Heston Blumenthal also leaves the dough overnight to ferment while Jamie Oliver suggests you let it ferment in a warm and dry place for about 2 hours. Most of the recipes you'll find online suggest an hour, or an hour and 10 minutes. If you're running short on time, an hour should be fine but if you've got the luxury of time, then let your dough rest for around 4 to 5 hours. If you're planning to let the dough rise for a longer period of time, then you may want to pop it into the refrigerator as that slows down the fermentation process. If you plan on leaving it only for an hour or so then let it be in a warm, dry environment.
It's All About Timing
The most important thing you must do is pre-heat your oven. Make sure it's really hot before you place the pizza dough in there. The exact cook time will depend on the kind and quantity of flour you use and the recipe you follow, but anywhere between 12-18 minutes is considered enough.

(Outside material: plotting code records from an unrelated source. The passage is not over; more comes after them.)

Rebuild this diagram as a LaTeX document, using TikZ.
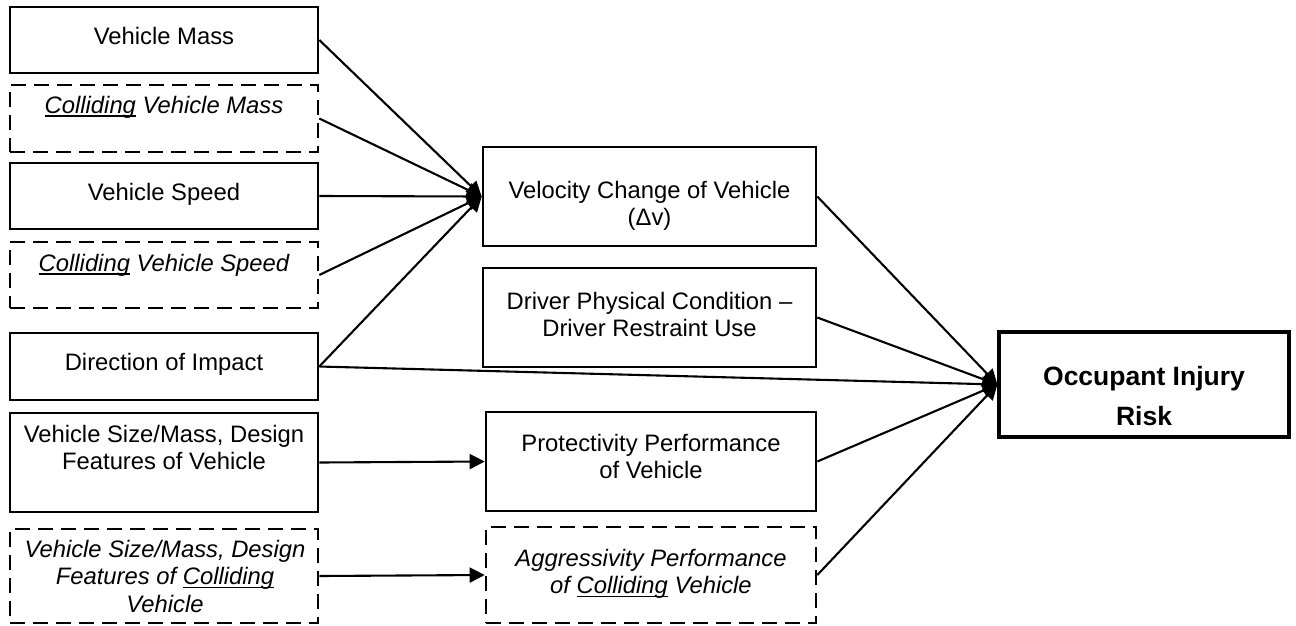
\documentclass[tikz,border=0pt]{standalone}
\usepackage{fontspec}
\setmainfont{Liberation Sans}
\usetikzlibrary{arrows.meta}
\newcommand\uln[1]{\setbox0\hbox{#1}\rlap{\rule[-3.6pt]{\wd0}{1.6pt}}\box0\relax}
\newcommand\ml[1]{\begin{tabular}[t]{@{}c@{}}#1\end{tabular}}
\begin{document}
\begin{tikzpicture}[x=1pt,y=-1pt,
  box/.style={draw, line width=2.6pt, inner sep=0pt},
  sbox/.style={box},
  dbox/.style={box, dash pattern=on 15pt off 8pt},
  lbl/.style={anchor=base, inner sep=0pt, align=center, font=\fontsize{23.8}{27.5}\selectfont},
  ilbl/.style={lbl, font=\itshape\fontsize{23.8}{27.5}\selectfont},
  conn/.style={line width=2.1pt, -{Triangle[length=15pt,width=15pt]}}]
\useasboundingbox (0,0) rectangle (1296,625);
% left column
\node[sbox, minimum width=308pt, minimum height=66pt] (b1) at (164,40) {};
\node[dbox, minimum width=308pt, minimum height=67pt] (b2) at (164,118.5) {};
\node[sbox, minimum width=308pt, minimum height=66pt] (b3) at (164,196) {};
\node[dbox, minimum width=308pt, minimum height=66pt] (b4) at (164,275) {};
\node[sbox, minimum width=308pt, minimum height=67pt] (b5) at (164,366.5) {};
\node[sbox, minimum width=308pt, minimum height=99pt] (b6) at (164,462.5) {};
\node[dbox, minimum width=308pt, minimum height=94pt] (b7) at (164,576) {};
\node[lbl] (t1) at (164,44) {Vehicle Mass};
\node[ilbl] (t2) at (164,113) {\uln{Colliding} Vehicle Mass};
\node[lbl] (t3) at (164,200) {Vehicle Speed};
\node[ilbl] (t4) at (164,271) {\uln{Colliding} Vehicle Speed};
\node[lbl] (t5) at (164,370) {Direction of Impact};
\node[lbl] (t6) at (164,442) {\ml{Vehicle Size/Mass, Design\\Features of Vehicle}};
\node[ilbl] (t7) at (165,557) {\ml{Vehicle Size/Mass, Design\\Features of \uln{Colliding}\\Vehicle}};
% middle column
\node[sbox, minimum width=333pt, minimum height=99pt] (v) at (649.5,196.5) {};
\node[sbox, minimum width=333pt, minimum height=99pt] (d) at (649.5,317.5) {};
\node[sbox, minimum width=330pt, minimum height=99pt] (p) at (651,461.5) {};
\node[dbox, minimum width=330pt, minimum height=96pt] (a) at (651,575) {};
\node[lbl] (tv) at (649.5,198) {\ml{Velocity Change of Vehicle\\(Δv)}};
\node[lbl] (td) at (649.5,309) {\ml{Driver Physical Condition –\\Driver Restraint Use}};
\node[lbl] (tp) at (651,451) {\ml{Protectivity Performance\\of Vehicle}};
\node[ilbl] (ta) at (651,566) {\ml{Aggressivity Performance\\of \uln{Colliding} Vehicle}};
% right
\node[box, line width=3.2pt, minimum width=290pt, minimum height=105pt] (o) at (1144,384.5) {};
\node[lbl, font=\bfseries\fontsize{26.5}{40}\selectfont] (to) at (1144,385) {\ml{Occupant Injury\\Risk}};
% connectors
\draw[conn] (b1.east) -- (v.west);
\draw[conn] (b2.east) -- (v.west);
\draw[conn] (b3.east) -- (v.west);
\draw[conn] (b4.east) -- (v.west);
\draw[conn] (b5.east) -- (v.west);
\draw[conn] (b5.east) -- (o.west);
\draw[conn] (b6.east) -- (p.west);
\draw[conn] (b7.east) -- (a.west);
\draw[conn] (v.east) -- (o.west);
\draw[conn] (d.east) -- (o.west);
\draw[conn] (p.east) -- (o.west);
\draw[conn] (a.east) -- (o.west);
\end{tikzpicture}
\end{document}
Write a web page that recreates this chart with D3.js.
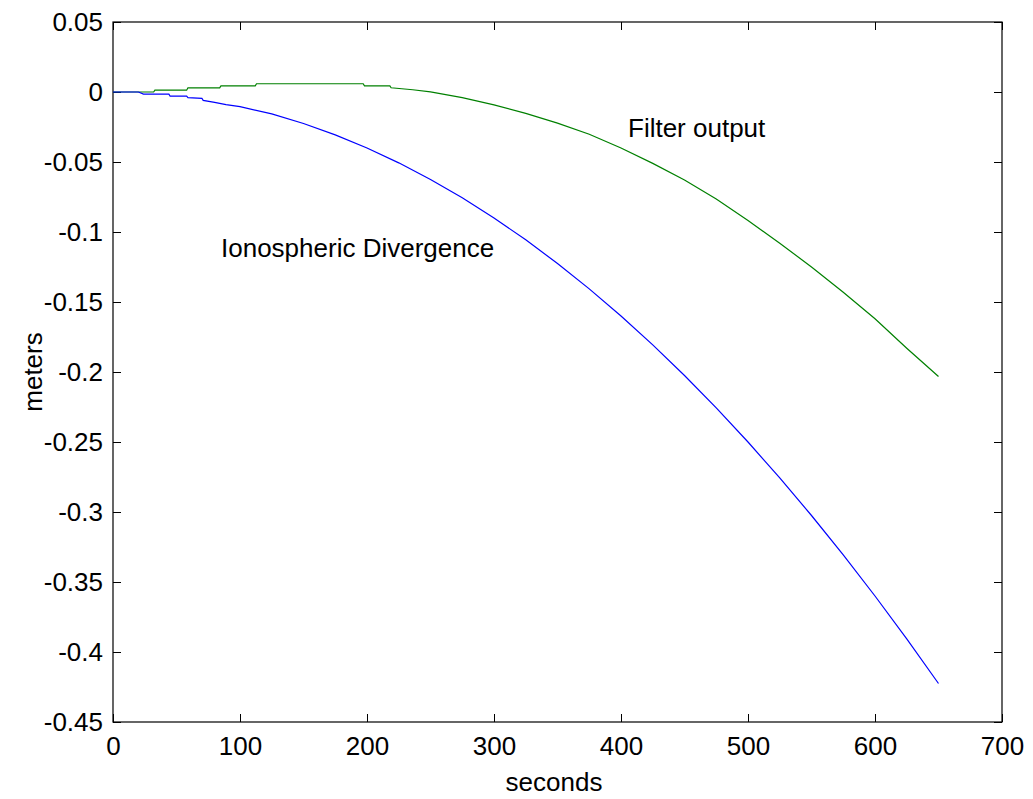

Here's a run down of all the recipes I think you should try:
2 cups all-purpose flour (you can use strong white flour or pizza flour if available. Chef Ravindra recommends Aahar maida for a crunchy base)
1 Tbsp sugar
2 Tbsp olive oil
1 tsp salt
7 gm dry yeast
(Please note: I decided to let the dough rise for longer but if you're in a hurry then let the dough rise for an hour in a cool, dry place.)
Take the flour and add some sugar to it.
Drop the dry yeast in luke warm water and let it rest for 8 to 10 minutes. Add salt to it and stir, watch it foam.
Add some ice-cold water to the flour mix. Add the yeast and mix.
Knead the dough till it's fine and stretchy. Spend about 15 minutes on it.
Cover with a cling film and towel and let it rest in a warm place. After an hour, pop it into the refrigerator for 4 hours.